Nabih Berri, the parliament speaker and a key opposition figure, and Saad al-Hariri the parliamentary majority leader, have failed to agree on any of the names for president proposed by the head of the Maronite church.

Al-Hariri left for a trip to Moscow early on Tuesday.

The head of state must be a Maronite according to Lebanon’s sectarian power-sharing system which also stipulates the prime minister is a Sunni Muslim and the speaker is a Shia.

Political sources say the governing coalition wants Robert Ghanem, a current MP, for the post while the opposition supports Michel Edde, a former minister.

French frustration

Complicating the picture is Michel Aoun, the leader of the largest Christian bloc in parliament and a Hezbollah ally, who wants the job for himself.

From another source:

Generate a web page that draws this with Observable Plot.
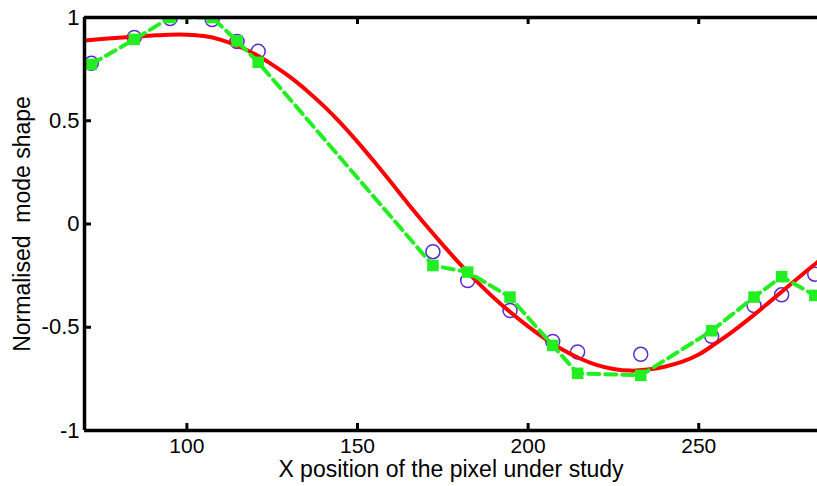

France, which backs the governing coalition, said on Monday its efforts to mediate a deal on a consensus candidate were being thwarted.

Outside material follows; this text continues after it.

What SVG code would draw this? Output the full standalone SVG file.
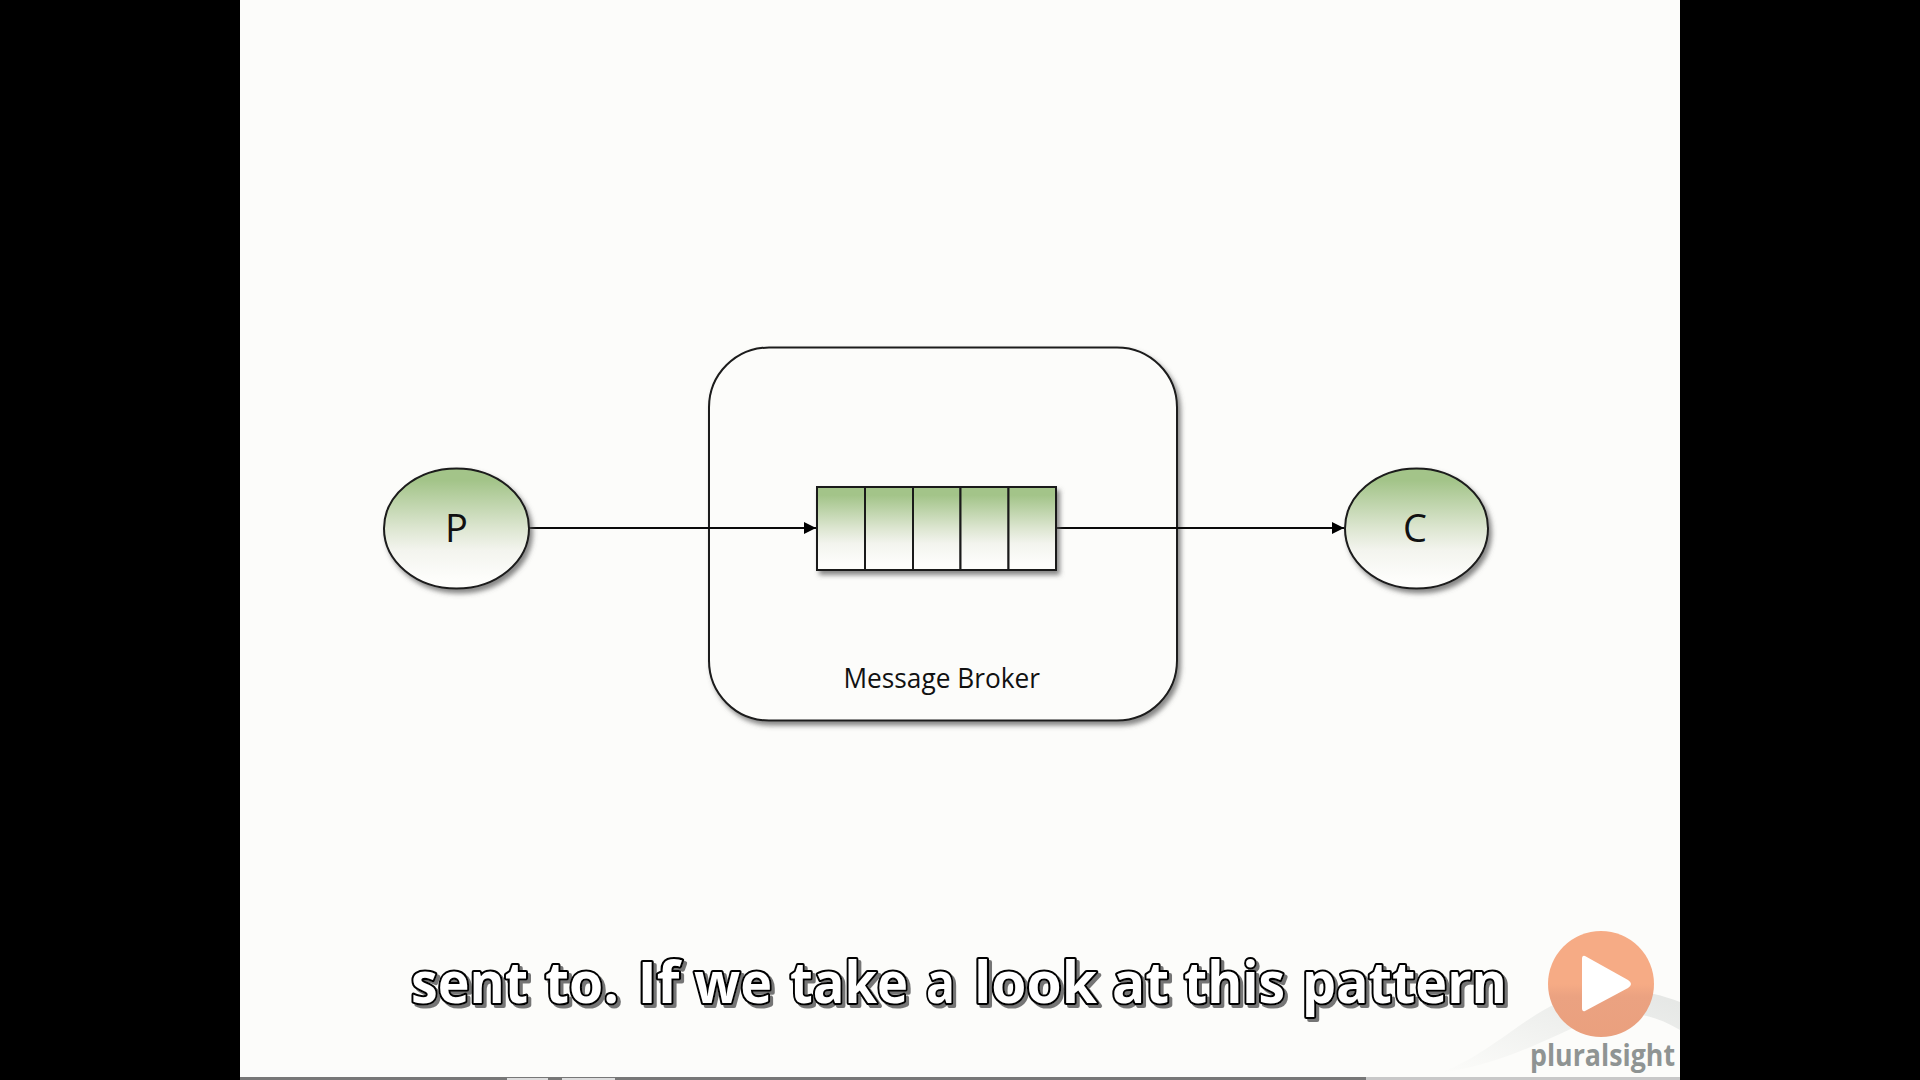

“The opposition has serious options to confront the unconstitutional steps which the loyalists will take”

Mohammed Raad, leader of Hezbollah’s parliamentary bloc

Bernard Kouchner, the French foreign minister, threatened to name those he said were spoiling the negotiations.

Agreement on the presidency is needed to guarantee a two-thirds quorum for the vote in parliament, where the governing coalition holds an absolute majority of three.

Some members of the ruling coalition say it may call its politicians to elect a president if there is no deal.

The opposition has said such a move would be unconstitutional.

“The opposition has serious options to confront the unconstitutional steps which the loyalists will take,” Hezbollah’s Raad said.

He did not say what they were but said Lahoud would not stay in office if there was no deal.

Like the opposition, Lahoud has fiercely disputed the legitimacy of Siniora’s cabinet since all of its Shia ministers quit more than a year ago.
The president has previously suggested he could hand his powers to army chief Michel Suleiman – a step that the anti-Syrian majority faction would reject as unconstitutional.